» **Task statement**: Do not include the pictures; repeat the rest of the data exactly.

» **Data segment**:
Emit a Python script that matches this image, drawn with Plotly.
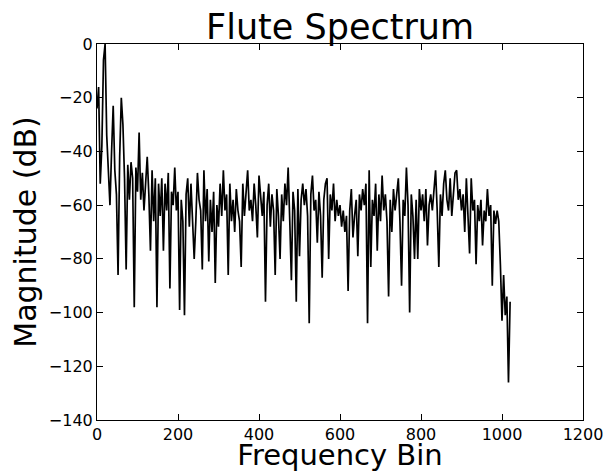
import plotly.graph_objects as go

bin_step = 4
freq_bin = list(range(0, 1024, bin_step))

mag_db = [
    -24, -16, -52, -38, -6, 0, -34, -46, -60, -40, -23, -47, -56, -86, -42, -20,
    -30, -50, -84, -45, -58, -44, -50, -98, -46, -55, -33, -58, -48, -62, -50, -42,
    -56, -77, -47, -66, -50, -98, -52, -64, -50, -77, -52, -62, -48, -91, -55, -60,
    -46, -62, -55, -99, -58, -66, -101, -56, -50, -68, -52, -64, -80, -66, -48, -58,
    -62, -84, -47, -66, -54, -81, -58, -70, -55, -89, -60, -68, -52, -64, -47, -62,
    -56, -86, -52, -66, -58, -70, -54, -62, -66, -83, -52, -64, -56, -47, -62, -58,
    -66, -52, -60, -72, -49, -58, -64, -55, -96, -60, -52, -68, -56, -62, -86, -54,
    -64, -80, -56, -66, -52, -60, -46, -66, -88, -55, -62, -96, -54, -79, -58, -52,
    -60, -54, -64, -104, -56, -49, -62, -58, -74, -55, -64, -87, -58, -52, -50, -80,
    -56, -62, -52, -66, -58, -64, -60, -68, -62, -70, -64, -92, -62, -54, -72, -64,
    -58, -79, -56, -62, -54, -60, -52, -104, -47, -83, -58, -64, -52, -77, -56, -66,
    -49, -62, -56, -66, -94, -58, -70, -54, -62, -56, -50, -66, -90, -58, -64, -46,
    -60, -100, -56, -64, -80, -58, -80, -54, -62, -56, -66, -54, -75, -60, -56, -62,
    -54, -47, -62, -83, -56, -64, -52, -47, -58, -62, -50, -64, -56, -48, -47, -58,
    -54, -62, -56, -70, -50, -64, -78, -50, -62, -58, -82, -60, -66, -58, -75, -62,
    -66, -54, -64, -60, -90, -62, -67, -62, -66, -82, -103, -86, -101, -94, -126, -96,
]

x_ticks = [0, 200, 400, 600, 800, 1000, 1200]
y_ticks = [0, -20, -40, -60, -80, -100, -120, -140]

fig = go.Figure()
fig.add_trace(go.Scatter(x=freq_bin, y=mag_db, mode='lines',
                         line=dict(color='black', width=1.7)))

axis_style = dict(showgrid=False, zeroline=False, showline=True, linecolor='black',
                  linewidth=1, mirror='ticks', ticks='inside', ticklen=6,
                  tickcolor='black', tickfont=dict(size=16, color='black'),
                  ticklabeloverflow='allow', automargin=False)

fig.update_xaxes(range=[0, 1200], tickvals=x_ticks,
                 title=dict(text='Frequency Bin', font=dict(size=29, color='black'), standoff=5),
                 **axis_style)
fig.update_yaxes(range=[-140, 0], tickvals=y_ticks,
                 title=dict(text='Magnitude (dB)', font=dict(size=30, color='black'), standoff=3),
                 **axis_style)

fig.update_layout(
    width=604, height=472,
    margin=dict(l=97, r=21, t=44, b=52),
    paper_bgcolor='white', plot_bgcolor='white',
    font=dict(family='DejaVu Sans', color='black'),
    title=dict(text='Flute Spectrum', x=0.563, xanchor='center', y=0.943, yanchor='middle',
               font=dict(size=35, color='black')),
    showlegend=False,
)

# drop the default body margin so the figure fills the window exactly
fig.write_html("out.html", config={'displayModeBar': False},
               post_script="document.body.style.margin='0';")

» **Expected answer**:
Emit a Python script that matches this image, drawn with Plotly.
import plotly.graph_objects as go

bin_step = 4
freq_bin = list(range(0, 1024, bin_step))

mag_db = [
    -24, -16, -52, -38, -6, 0, -34, -46, -60, -40, -23, -47, -56, -86, -42, -20,
    -30, -50, -84, -45, -58, -44, -50, -98, -46, -55, -33, -58, -48, -62, -50, -42,
    -56, -77, -47, -66, -50, -98, -52, -64, -50, -77, -52, -62, -48, -91, -55, -60,
    -46, -62, -55, -99, -58, -66, -101, -56, -50, -68, -52, -64, -80, -66, -48, -58,
    -62, -84, -47, -66, -54, -81, -58, -70, -55, -89, -60, -68, -52, -64, -47, -62,
    -56, -86, -52, -66, -58, -70, -54, -62, -66, -83, -52, -64, -56, -47, -62, -58,
    -66, -52, -60, -72, -49, -58, -64, -55, -96, -60, -52, -68, -56, -62, -86, -54,
    -64, -80, -56, -66, -52, -60, -46, -66, -88, -55, -62, -96, -54, -79, -58, -52,
    -60, -54, -64, -104, -56, -49, -62, -58, -74, -55, -64, -87, -58, -52, -50, -80,
    -56, -62, -52, -66, -58, -64, -60, -68, -62, -70, -64, -92, -62, -54, -72, -64,
    -58, -79, -56, -62, -54, -60, -52, -104, -47, -83, -58, -64, -52, -77, -56, -66,
    -49, -62, -56, -66, -94, -58, -70, -54, -62, -56, -50, -66, -90, -58, -64, -46,
    -60, -100, -56, -64, -80, -58, -80, -54, -62, -56, -66, -54, -75, -60, -56, -62,
    -54, -47, -62, -83, -56, -64, -52, -47, -58, -62, -50, -64, -56, -48, -47, -58,
    -54, -62, -56, -70, -50, -64, -78, -50, -62, -58, -82, -60, -66, -58, -75, -62,
    -66, -54, -64, -60, -90, -62, -67, -62, -66, -82, -103, -86, -101, -94, -126, -96,
]

x_ticks = [0, 200, 400, 600, 800, 1000, 1200]
y_ticks = [0, -20, -40, -60, -80, -100, -120, -140]

fig = go.Figure()
fig.add_trace(go.Scatter(x=freq_bin, y=mag_db, mode='lines',
                         line=dict(color='black', width=1.7)))

axis_style = dict(showgrid=False, zeroline=False, showline=True, linecolor='black',
                  linewidth=1, mirror='ticks', ticks='inside', ticklen=6,
                  tickcolor='black', tickfont=dict(size=16, color='black'),
                  ticklabeloverflow='allow', automargin=False)

fig.update_xaxes(range=[0, 1200], tickvals=x_ticks,
                 title=dict(text='Frequency Bin', font=dict(size=29, color='black'), standoff=5),
                 **axis_style)
fig.update_yaxes(range=[-140, 0], tickvals=y_ticks,
                 title=dict(text='Magnitude (dB)', font=dict(size=30, color='black'), standoff=3),
                 **axis_style)

fig.update_layout(
    width=604, height=472,
    margin=dict(l=97, r=21, t=44, b=52),
    paper_bgcolor='white', plot_bgcolor='white',
    font=dict(family='DejaVu Sans', color='black'),
    title=dict(text='Flute Spectrum', x=0.563, xanchor='center', y=0.943, yanchor='middle',
               font=dict(size=35, color='black')),
    showlegend=False,
)

# drop the default body margin so the figure fills the window exactly
fig.write_html("out.html", config={'displayModeBar': False},
               post_script="document.body.style.margin='0';")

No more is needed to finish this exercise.